Supplied information:

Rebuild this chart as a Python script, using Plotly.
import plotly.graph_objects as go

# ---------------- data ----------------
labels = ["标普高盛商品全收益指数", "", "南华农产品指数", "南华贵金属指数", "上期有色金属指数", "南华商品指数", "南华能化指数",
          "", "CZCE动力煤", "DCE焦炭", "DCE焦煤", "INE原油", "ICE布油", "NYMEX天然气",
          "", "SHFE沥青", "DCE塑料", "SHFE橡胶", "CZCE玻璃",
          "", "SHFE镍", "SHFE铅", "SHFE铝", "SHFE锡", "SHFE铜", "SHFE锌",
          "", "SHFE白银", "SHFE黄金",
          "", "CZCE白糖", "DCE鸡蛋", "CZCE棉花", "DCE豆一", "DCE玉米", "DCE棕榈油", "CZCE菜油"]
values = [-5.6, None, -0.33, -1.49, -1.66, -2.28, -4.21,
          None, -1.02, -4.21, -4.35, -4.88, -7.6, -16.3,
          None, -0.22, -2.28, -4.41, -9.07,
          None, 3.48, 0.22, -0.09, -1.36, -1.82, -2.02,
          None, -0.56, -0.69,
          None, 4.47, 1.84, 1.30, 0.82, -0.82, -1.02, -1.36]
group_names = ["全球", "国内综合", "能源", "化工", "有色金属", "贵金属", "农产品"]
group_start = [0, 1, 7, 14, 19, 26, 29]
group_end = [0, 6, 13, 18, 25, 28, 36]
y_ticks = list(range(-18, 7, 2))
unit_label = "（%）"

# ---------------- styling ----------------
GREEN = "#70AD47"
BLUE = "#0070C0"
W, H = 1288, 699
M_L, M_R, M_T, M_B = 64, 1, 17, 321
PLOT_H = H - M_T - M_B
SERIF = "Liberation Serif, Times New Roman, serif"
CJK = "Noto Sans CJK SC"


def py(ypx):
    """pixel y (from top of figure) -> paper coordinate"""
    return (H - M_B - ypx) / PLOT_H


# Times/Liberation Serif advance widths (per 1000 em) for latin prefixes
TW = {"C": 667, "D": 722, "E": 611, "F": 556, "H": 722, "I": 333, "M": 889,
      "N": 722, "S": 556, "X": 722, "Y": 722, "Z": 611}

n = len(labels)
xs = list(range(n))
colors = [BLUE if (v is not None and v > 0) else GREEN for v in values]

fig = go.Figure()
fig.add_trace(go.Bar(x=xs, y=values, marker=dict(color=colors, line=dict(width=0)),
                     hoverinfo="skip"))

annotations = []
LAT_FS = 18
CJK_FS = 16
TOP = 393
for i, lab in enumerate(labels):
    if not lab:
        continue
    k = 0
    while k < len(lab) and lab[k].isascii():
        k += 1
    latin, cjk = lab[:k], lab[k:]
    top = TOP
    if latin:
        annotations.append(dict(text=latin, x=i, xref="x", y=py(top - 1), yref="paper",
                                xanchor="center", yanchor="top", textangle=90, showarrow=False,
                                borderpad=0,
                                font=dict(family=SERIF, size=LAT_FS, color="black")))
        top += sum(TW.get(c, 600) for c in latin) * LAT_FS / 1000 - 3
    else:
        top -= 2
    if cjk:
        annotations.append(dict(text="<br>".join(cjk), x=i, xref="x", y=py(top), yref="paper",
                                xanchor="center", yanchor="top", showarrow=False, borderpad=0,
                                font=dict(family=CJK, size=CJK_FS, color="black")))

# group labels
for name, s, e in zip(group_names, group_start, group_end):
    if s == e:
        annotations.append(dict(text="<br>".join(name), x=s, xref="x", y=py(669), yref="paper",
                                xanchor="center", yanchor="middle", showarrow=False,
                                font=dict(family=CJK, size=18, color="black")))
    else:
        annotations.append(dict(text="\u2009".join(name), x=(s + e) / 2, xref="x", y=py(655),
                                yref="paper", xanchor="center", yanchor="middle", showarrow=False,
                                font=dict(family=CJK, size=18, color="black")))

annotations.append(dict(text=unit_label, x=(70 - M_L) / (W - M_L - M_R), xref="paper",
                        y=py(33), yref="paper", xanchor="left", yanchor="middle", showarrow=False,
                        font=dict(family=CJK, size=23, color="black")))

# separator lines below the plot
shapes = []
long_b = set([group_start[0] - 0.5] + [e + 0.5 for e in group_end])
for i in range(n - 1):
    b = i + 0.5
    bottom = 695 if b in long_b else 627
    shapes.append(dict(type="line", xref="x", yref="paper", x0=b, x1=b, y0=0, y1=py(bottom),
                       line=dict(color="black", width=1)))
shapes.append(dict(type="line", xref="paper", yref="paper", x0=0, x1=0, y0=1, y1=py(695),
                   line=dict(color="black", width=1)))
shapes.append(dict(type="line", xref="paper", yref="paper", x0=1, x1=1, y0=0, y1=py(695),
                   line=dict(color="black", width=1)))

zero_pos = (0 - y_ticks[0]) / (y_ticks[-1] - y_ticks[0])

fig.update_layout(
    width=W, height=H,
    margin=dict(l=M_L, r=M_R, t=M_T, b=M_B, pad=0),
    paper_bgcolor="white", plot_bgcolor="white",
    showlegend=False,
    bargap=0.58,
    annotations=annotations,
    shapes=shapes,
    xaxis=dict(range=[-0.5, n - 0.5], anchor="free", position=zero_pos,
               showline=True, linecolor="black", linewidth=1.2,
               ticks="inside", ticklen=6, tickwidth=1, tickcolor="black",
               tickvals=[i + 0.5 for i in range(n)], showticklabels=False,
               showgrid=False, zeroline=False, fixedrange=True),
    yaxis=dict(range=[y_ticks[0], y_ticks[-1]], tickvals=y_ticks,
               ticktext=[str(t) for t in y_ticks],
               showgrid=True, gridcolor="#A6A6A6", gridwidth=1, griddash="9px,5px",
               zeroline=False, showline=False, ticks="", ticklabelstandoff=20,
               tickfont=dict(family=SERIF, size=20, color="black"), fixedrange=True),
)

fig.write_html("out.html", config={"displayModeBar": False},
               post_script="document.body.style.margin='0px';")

Exercise directions:
Restate, word for word and with nothing added, the lines from the first line of the listing through the one where "import plotly.graph_objects as go" stands.

Final answer:
Rebuild this chart as a Python script, using Plotly.
import plotly.graph_objects as go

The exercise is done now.